Your task is to write out only the lines running from the line with "Rebuild this chart" to the line with "var trendData = trendX.map(function", both ends kept, with no images.
++++++++
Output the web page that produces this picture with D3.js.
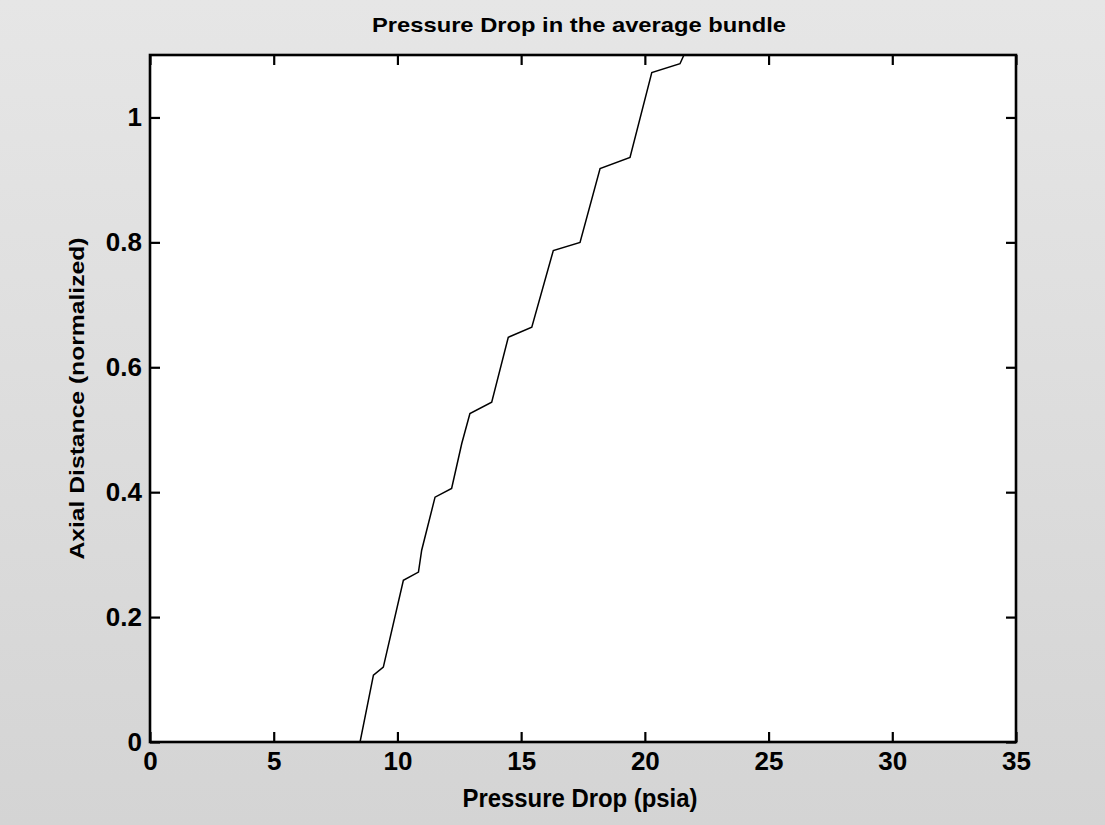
<!DOCTYPE html>
<html>
<head>
<meta charset="utf-8">
<script src="https://cdn.jsdelivr.net/npm/d3@7"></script>
<style>
  html, body { margin: 0; padding: 0; background: #dcdcdc; }
  svg { display: block; }
  text { font-family: "Liberation Sans", Arial, Helvetica, sans-serif; font-weight: bold; fill: #000; }
</style>
</head>
<body>
<script>
// ---- data ----
const pressure = [8.49, 9.03, 9.43, 10.24, 10.85, 10.98, 11.52, 12.19, 12.6, 12.93, 13.81, 14.48, 15.43, 16.30, 17.38, 18.19, 19.40, 20.28, 21.42, 21.58];
const axial    = [0.0, 0.107, 0.12, 0.259, 0.272, 0.307, 0.392, 0.406, 0.478, 0.526, 0.544, 0.648, 0.664, 0.787, 0.80, 0.918, 0.936, 1.072, 1.086, 1.1];
const xTicks = [0, 5, 10, 15, 20, 25, 30, 35];
const yTicks = [0, 0.2, 0.4, 0.6, 0.8, 1];
const titleText = "Pressure Drop in the average bundle";
const xLabel = "Pressure Drop (psia)";
const yLabel = "Axial Distance (normalized)";

const W = 1105, H = 825;
const pLeft = 150, pRight = 1016, pTop = 55, pBottom = 742;

const svg = d3.select("body").append("svg").attr("width", W).attr("height", H);

const defs = svg.append("defs");
const grad = defs.append("linearGradient")
  .attr("id", "bg").attr("x1", 0).attr("y1", 0).attr("x2", 0).attr("y2", 1);
grad.append("stop").attr("offset", "0%").attr("stop-color", "#e6e6e6");
grad.append("stop").attr("offset", "100%").attr("stop-color", "#d4d4d4");
defs.append("clipPath").attr("id", "clip")
  .append("rect").attr("x", pLeft).attr("y", pTop).attr("width", pRight - pLeft).attr("height", pBottom - pTop);

svg.append("rect").attr("width", W).attr("height", H).attr("fill", "url(#bg)");
svg.append("rect").attr("x", pLeft).attr("y", pTop).attr("width", pRight - pLeft).attr("height", pBottom - pTop).attr("fill", "#fff");

const x = d3.scaleLinear().domain([0, 35]).range([pLeft, pRight]);
const y = d3.scaleLinear().domain([0, 1.1]).range([pBottom, pTop]);

// data line
const pts = pressure.map((p, i) => [p, axial[i]]);
svg.append("path")
  .datum(pts)
  .attr("clip-path", "url(#clip)")
  .attr("fill", "none")
  .attr("stroke", "#000")
  .attr("stroke-width", 1.5)
  .attr("d", d3.line().x(d => x(d[0])).y(d => y(d[1])));

// axes (MATLAB style: ticks inward on all four sides)
function styleAxis(g) {
  g.select(".domain").remove();
  g.selectAll(".tick line").attr("stroke", "#000").attr("stroke-width", 2.2);
  g.selectAll(".tick text").attr("font-size", 26).attr("font-weight", "bold")
    .attr("font-family", "'Liberation Sans', Arial, sans-serif");
}
const fmt = d => d3.format("~g")(d);

svg.append("g").attr("transform", `translate(0,${pBottom})`)
  .call(d3.axisBottom(x).tickValues(xTicks).tickFormat(fmt).tickSizeInner(-10).tickSizeOuter(0).tickPadding(10))
  .call(styleAxis);
svg.append("g").attr("transform", `translate(0,${pTop})`)
  .call(d3.axisTop(x).tickValues(xTicks).tickFormat("").tickSizeInner(-10).tickSizeOuter(0))
  .call(styleAxis);
svg.append("g").attr("transform", `translate(${pLeft},0)`)
  .call(d3.axisLeft(y).tickValues(yTicks).tickFormat(fmt).tickSizeInner(-10).tickSizeOuter(0).tickPadding(8))
  .call(styleAxis);
svg.append("g").attr("transform", `translate(${pRight},0)`)
  .call(d3.axisRight(y).tickValues(yTicks).tickFormat("").tickSizeInner(-10).tickSizeOuter(0))
  .call(styleAxis);

// frame
svg.append("rect").attr("x", pLeft).attr("y", pTop).attr("width", pRight - pLeft).attr("height", pBottom - pTop)
  .attr("fill", "none").attr("stroke", "#000").attr("stroke-width", 2.6);

// title & labels
svg.append("text").attr("x", 579).attr("y", 32)
  .attr("text-anchor", "middle").attr("font-size", 21)
  .attr("textLength", 414).attr("lengthAdjust", "spacingAndGlyphs")
  .text(titleText);

svg.append("text").attr("x", 580).attr("y", 807)
  .attr("text-anchor", "middle").attr("font-size", 25)
  .attr("textLength", 235).attr("lengthAdjust", "spacingAndGlyphs")
  .text(xLabel);

svg.append("text")
  .attr("transform", `translate(84,${(pTop + pBottom) / 2}) rotate(-90)`)
  .attr("text-anchor", "middle").attr("font-size", 21)
  .attr("textLength", 322).attr("lengthAdjust", "spacingAndGlyphs")
  .text(yLabel);
</script>
</body>
</html>
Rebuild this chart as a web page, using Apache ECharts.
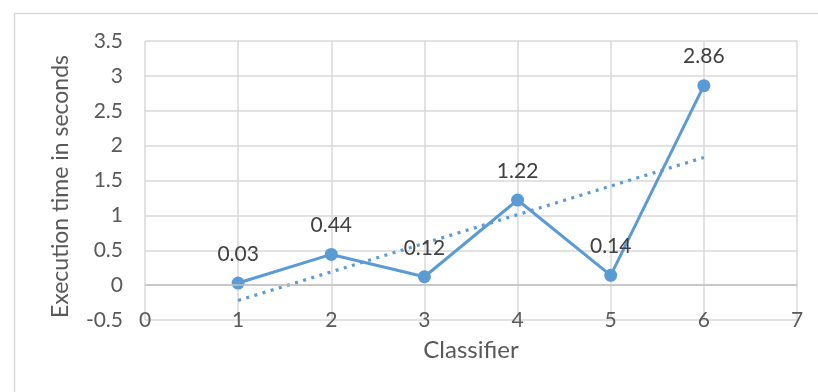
<!DOCTYPE html>
<html>
<head>
<meta charset="utf-8">
<script src="https://cdn.jsdelivr.net/npm/echarts@6/dist/echarts.min.js"></script>
<style>
html,body{margin:0;padding:0;background:#fff;}
#chart{width:818px;height:392px;}
</style>
</head>
<body>
<div id="chart"></div>
<script>
var classifiers = [1, 2, 3, 4, 5, 6];
var execTimes = [0.03, 0.44, 0.12, 1.22, 0.14, 2.86];
var trendX = [1, 6];
var trendY = [-0.22, 1.83];
var xTitle = 'Classifier';
var yTitle = 'Execution time in seconds';

var FONT = 'Lato';
var BLUE = '#5b9bd5';

var chart = echarts.init(document.getElementById('chart'), null, {renderer: 'canvas'});
var mainData = classifiers.map(function (c, i) { return [c, execTimes[i]]; });
var trendData = trendX.map(function (x, i) { return [x, trendY[i]]; });

chart.setOption({
  animation: false,
  backgroundColor: '#ffffff',
  textStyle: {fontFamily: FONT},
  graphic: [{
    type: 'rect',
    left: 12, top: 11,
    shape: {width: 900, height: 500},
    style: {fill: 'none', stroke: '#d9d9d9', lineWidth: 1.5},
    silent: true
  }],
  grid: {left: 145, right: 21, top: 41, bottom: 72},
  xAxis: {
    type: 'value',
    min: 0, max: 7, interval: 1,
    name: xTitle,
    nameLocation: 'middle',
    nameGap: 18,
    nameTextStyle: {fontSize: 24, color: '#595959', fontFamily: FONT, verticalAlign: 'top'},
    axisLine: {show: false},
    axisTick: {show: false},
    axisLabel: {fontSize: 21, color: '#595959', fontFamily: FONT, margin: 0, verticalAlign: 'middle'},
    splitLine: {show: true, lineStyle: {color: '#d9d9d9', width: 1.5}}
  },
  yAxis: {
    type: 'value',
    min: -0.5, max: 3.5, interval: 0.5,
    name: yTitle,
    nameLocation: 'middle',
    nameGap: 73,
    nameRotate: 90,
    nameTextStyle: {fontSize: 23, color: '#595959', fontFamily: FONT, padding: [0, 12, 0, 0]},
    axisLine: {show: false},
    axisTick: {show: false},
    axisLabel: {fontSize: 21, color: '#595959', fontFamily: FONT, margin: 22},
    splitLine: {show: true, lineStyle: {color: '#d9d9d9', width: 1.5}}
  },
  series: [
    {
      type: 'line',
      data: trendData,
      symbol: 'none',
      silent: true,
      z: 2,
      lineStyle: {color: BLUE, width: 3.2, type: [3, 5.5]},
      markLine: {
        silent: true,
        symbol: 'none',
        label: {show: false},
        lineStyle: {color: '#bfbfbf', width: 1.5, type: 'solid'},
        data: [{yAxis: 0}]
      }
    },
    {
      type: 'line',
      data: mainData,
      symbol: 'circle',
      symbolSize: 13,
      z: 3,
      itemStyle: {color: BLUE},
      lineStyle: {color: BLUE, width: 3},
      label: {
        show: true,
        position: 'top',
        distance: 12,
        fontSize: 21,
        color: '#404040',
        fontFamily: FONT
      }
    }
  ]
});
</script>
</body>
</html>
++++++++
▶ [Output below]
Rebuild this chart as a web page, using Apache ECharts.
<!DOCTYPE html>
<html>
<head>
<meta charset="utf-8">
<script src="https://cdn.jsdelivr.net/npm/echarts@6/dist/echarts.min.js"></script>
<style>
html,body{margin:0;padding:0;background:#fff;}
#chart{width:818px;height:392px;}
</style>
</head>
<body>
<div id="chart"></div>
<script>
var classifiers = [1, 2, 3, 4, 5, 6];
var execTimes = [0.03, 0.44, 0.12, 1.22, 0.14, 2.86];
var trendX = [1, 6];
var trendY = [-0.22, 1.83];
var xTitle = 'Classifier';
var yTitle = 'Execution time in seconds';

var FONT = 'Lato';
var BLUE = '#5b9bd5';

var chart = echarts.init(document.getElementById('chart'), null, {renderer: 'canvas'});
var mainData = classifiers.map(function (c, i) { return [c, execTimes[i]]; });
var trendData = trendX.map(function (x, i) { return [x, trendY[i]]; });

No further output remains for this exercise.